Zehntausende italienische Staatsangestellte streikten gegen Stellenstreichungen im öffentlichen Dienst

  • Anna Maldini, Rom
  • Lesedauer: 2 Min.
Griechenland und Spanien machten in dieser Woche den Anfang. Nach der Sommerpause wird in Europa wieder gegen das Spardiktat demonstriert.

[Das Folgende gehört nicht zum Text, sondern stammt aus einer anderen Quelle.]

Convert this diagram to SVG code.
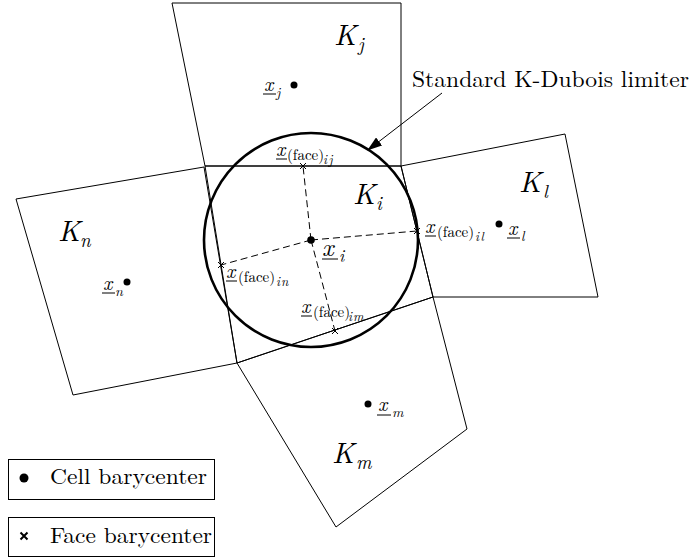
<svg xmlns="http://www.w3.org/2000/svg" width="694" height="558" viewBox="0 0 694 558" font-family="Latin Modern Roman, CMU Serif, Liberation Serif, serif">
<style>
.cell{fill:none;stroke:#000;stroke-width:1}
.m{font-style:italic;fill:#000}
.r{font-style:normal;fill:#000}
.ul{stroke:#000;stroke-width:1}
.dash{stroke:#000;stroke-width:1;stroke-dasharray:7,4;fill:none}
.fx{stroke:#000;stroke-width:1}
.dot{fill:#000}
</style>
<defs>
<marker id="ah" markerWidth="15" markerHeight="10" refX="14" refY="5" orient="auto" markerUnits="userSpaceOnUse">
<path d="M0,0 L15,5 L0,10 Z" fill="#000"/>
</marker>
</defs>
<rect width="694" height="558" fill="#fff"/>
<g id="Kj" font-family="Latin Modern Roman, CMU Serif, Liberation Serif, serif">
<polygon class="cell" points="172,3 401,3 401,166 205,166"/>
<text class="m" x="334" y="45" font-size="29">K</text><text class="m" x="358" y="51" font-size="19">j</text>
<circle class="dot" cx="294" cy="85" r="3.5"/>
<text class="m" x="264" y="91" font-size="20">x</text><line class="ul" x1="263" y1="94" x2="276" y2="94"/><text class="m" x="276" y="97" font-size="14">j</text>
</g>
<g id="Kn" font-family="Latin Modern Roman, CMU Serif, Liberation Serif, serif">
<polygon class="cell" points="16,199 204,167 237,363 73,395"/>
<text class="m" x="58" y="241" font-size="29">K</text><text class="m" x="80" y="247" font-size="19">n</text>
<circle class="dot" cx="127" cy="282" r="3.5"/>
<text class="m" x="103" y="290" font-size="20">x</text><line class="ul" x1="102" y1="293" x2="115" y2="293"/><text class="m" x="115" y="296" font-size="14">n</text>
</g>
<g id="Kl" font-family="Latin Modern Roman, CMU Serif, Liberation Serif, serif">
<polygon class="cell" points="401,166 565,134 598,297 433,297"/>
<text class="m" x="519" y="192" font-size="29">K</text><text class="m" x="543" y="198" font-size="19">l</text>
<circle class="dot" cx="499" cy="224" r="3.5"/>
<text class="m" x="508" y="235" font-size="20">x</text><line class="ul" x1="507" y1="238" x2="520" y2="238"/><text class="m" x="521" y="241" font-size="14">l</text>
</g>
<g id="Km" font-family="Latin Modern Roman, CMU Serif, Liberation Serif, serif">
<polygon class="cell" points="237,363 433,297 467,429 336,527"/>
<text class="m" x="332" y="463" font-size="29">K</text><text class="m" x="356" y="469" font-size="19">m</text>
<circle class="dot" cx="368" cy="404" r="3.5"/>
<text class="m" x="378" y="411" font-size="20">x</text><line class="ul" x1="377" y1="415" x2="391" y2="415"/><text class="m" x="392" y="417" font-size="14">m</text>
</g>
<g id="Ki" font-family="Latin Modern Roman, CMU Serif, Liberation Serif, serif">
<polygon class="cell" points="205,166 401,166 433,297 237,363"/>
<text class="m" x="353" y="204" font-size="29">K</text><text class="m" x="376" y="210" font-size="19">i</text>
</g>
<g id="limiter" font-family="Latin Modern Roman, CMU Serif, Liberation Serif, serif">
<circle cx="311" cy="240" r="107" fill="none" stroke="#000" stroke-width="2.6"/>
<text class="r" x="412" y="87" font-size="23" textLength="277" lengthAdjust="spacingAndGlyphs">Standard K-Dubois limiter</text>
</g>
<g id="connectors">
<line x1="442" y1="93" x2="368" y2="150" stroke="#000" stroke-width="1" marker-end="url(#ah)"/>
<line class="dash" x1="311" y1="240" x2="303" y2="166"/>
<line class="dash" x1="311" y1="240" x2="417" y2="231"/>
<line class="dash" x1="311" y1="240" x2="221" y2="265"/>
<line class="dash" x1="311" y1="240" x2="335" y2="331"/>
</g>
<g id="xi" font-family="Latin Modern Roman, CMU Serif, Liberation Serif, serif">
<circle class="dot" cx="311" cy="240" r="3.8"/>
<text class="m" x="322" y="256" font-size="25">x</text><line class="ul" x1="322" y1="259" x2="338" y2="259"/><text class="m" x="339" y="262" font-size="17">i</text>
</g>
<g id="face-ij" font-family="Latin Modern Roman, CMU Serif, Liberation Serif, serif">
<path class="fx" d="M300,163 L306,169 M306,163 L300,169"/>
<text class="m" x="276" y="156" font-size="20">x</text><line class="ul" x1="276" y1="159" x2="287" y2="159"/>
<text class="r" x="287" y="160" font-size="15">(face)</text><text class="m" x="323" y="164" font-size="13" letter-spacing="1.5">ij</text>
</g>
<g id="face-il" font-family="Latin Modern Roman, CMU Serif, Liberation Serif, serif">
<path class="fx" d="M414,228 L420,234 M420,228 L414,234"/>
<text class="m" x="425" y="233" font-size="20">x</text><line class="ul" x1="425" y1="236" x2="436" y2="236"/>
<text class="r" x="437" y="237" font-size="15">(face)</text><text class="m" x="475" y="241" font-size="13" letter-spacing="1.5">il</text>
</g>
<g id="face-in" font-family="Latin Modern Roman, CMU Serif, Liberation Serif, serif">
<path class="fx" d="M218,262 L224,268 M224,262 L218,268"/>
<text class="m" x="226" y="278" font-size="20">x</text><line class="ul" x1="226" y1="281" x2="237" y2="281"/>
<text class="r" x="238" y="282" font-size="15">(face)</text><text class="m" x="276" y="286" font-size="13" letter-spacing="1">in</text>
</g>
<g id="face-im" font-family="Latin Modern Roman, CMU Serif, Liberation Serif, serif">
<path class="fx" d="M332,328 L338,334 M338,328 L332,334"/>
<text class="m" x="301" y="313" font-size="20">x</text><line class="ul" x1="301" y1="316" x2="312" y2="316"/>
<text class="r" x="313" y="317" font-size="15">(face)</text><text class="m" x="348" y="321" font-size="13" letter-spacing="1">im</text>
</g>
<g id="legend-cell" font-family="Latin Modern Roman, CMU Serif, Liberation Serif, serif">
<rect x="8.5" y="459.5" width="206" height="40" fill="none" stroke="#000" stroke-width="1"/>
<circle class="dot" cx="24" cy="478" r="4.5"/>
<text class="r" x="50" y="484" font-size="22" textLength="157" lengthAdjust="spacingAndGlyphs">Cell barycenter</text>
</g>
<g id="legend-face" font-family="Latin Modern Roman, CMU Serif, Liberation Serif, serif">
<rect x="8.5" y="517.5" width="206" height="39" fill="none" stroke="#000" stroke-width="1"/>
<path d="M20.5,532.5 L27.5,539.5 M27.5,532.5 L20.5,539.5" stroke="#000" stroke-width="2"/>
<text class="r" x="50" y="543" font-size="22" textLength="162" lengthAdjust="spacingAndGlyphs">Face barycenter</text>
</g>
</svg>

Zehntausende Staatsangestellte haben am Freitag in Rom mit ihrem Streik das Protestwochenende eingeleitet.

Vielleicht, weil es irgendwie »besser klingt« hat die italienische Regierung unter Mario Monti ihre letzten Maßnahmen im öffentlichen Sektor nicht »Sparpaket«, sondern »spending review« (Ausgabenbewertung) genannt. Man möchte lediglich - wie der zuständige Minister Filippo Patroni Griffi noch einmal betonte -, dass die öffentliche Verwaltung besser funktioniert und die »Ressourcen klüger verteilt« werden. Doch für die Betroffenen sieht das ganz anders aus: In den kommenden Monaten sollen 20 Prozent aller Stellen auf Leitungsebene gestrichen werden und zehn Prozent in den unteren Gehaltsgruppen. Konkret bedeutet dies einen Verlust von mindestens 24 000 Arbeitsplätzen.

Aus Protest gegen das Sparpaket der Regierung - insgesamt will Ministerpräsident Mario Monti bis 2014 rund 26 Milliarden Euro einsparen - haben am Freitag Zehntausende Angestellte des öffentlichen Dienstes die Arbeit niedergelegt und ein Verkehrschaos in Rom verursacht. Es beteiligten sich Beamte der Ministerien, Ärzte sowie Angestellte der Kommunen, Universitäten, Forschungseinrichtungen, Musik- und Kunsthochschulen aus ganz Italien.

»Stellen zu streichen«, erklärte Susanna Camusso, Generalsekretärin der Gewerkschaft CGIL, die zusammen mit der UIL zu dem Streik aufgerufen hatte, »ist wirklich das Letzte, was Italien heute braucht«. Ihr Kollege Luigi Angeletti von der UIL fügte hinzu: »Zuerst muss die Regierung einen allgemeinen Plan vorlegen, um die Effizienz der öffentlichen Verwaltung zu verbessern. Danach kann man weitersehen«. An der Tatsache, dass die Verwaltung schlecht organisiert ist und in Bürokratie versinkt, zweifelt niemand.

Die dritte große italienische Gewerkschaft, die CISL, hat sich dem Protest am Freitag nicht angeschlossen. Sie beschuldigt CGIL und UIL, nur »des Streikes wegen zu streiken« und setzt auf weitere Verhandlungen mit der Regierung.

Die italienischen Beamten sind besonders wütend, weil sie in den letzten Monaten bereits mehrmals zur Kasse gebeten wurden, unter anderem mit einer drastischen Verlängerung der Lebensarbeitszeit. »Man sagt uns, dass wir privilegiert sind, weil unsere Arbeitsplätze sicher sind und wir deshalb besondere Opfer bringen müssen. Aber jetzt sollen auch wir kündbar werden. Die Regierung setzt bei uns den Rotstift an, weil es im öffentlichen Dienst am einfachsten ist«, beschwert sich Rosaria Puletti, Sachbearbeiterin im Landwirtschaftsministerium.

Besonders die Beamten niedrigeren Ranges sind wie in der Privatwirtschaft Erwerbstätige von den Wirtschaftsproblemen Italiens betroffen. Bei einem Durchschnittslohn von 1200 Euro fallen vor allem Preissteigerungen zur Last. Allein im September sind die Preise der am häufigsten konsumierten Produkte laut Statistikamt ISTAT um 4,7 Prozent gestiegen.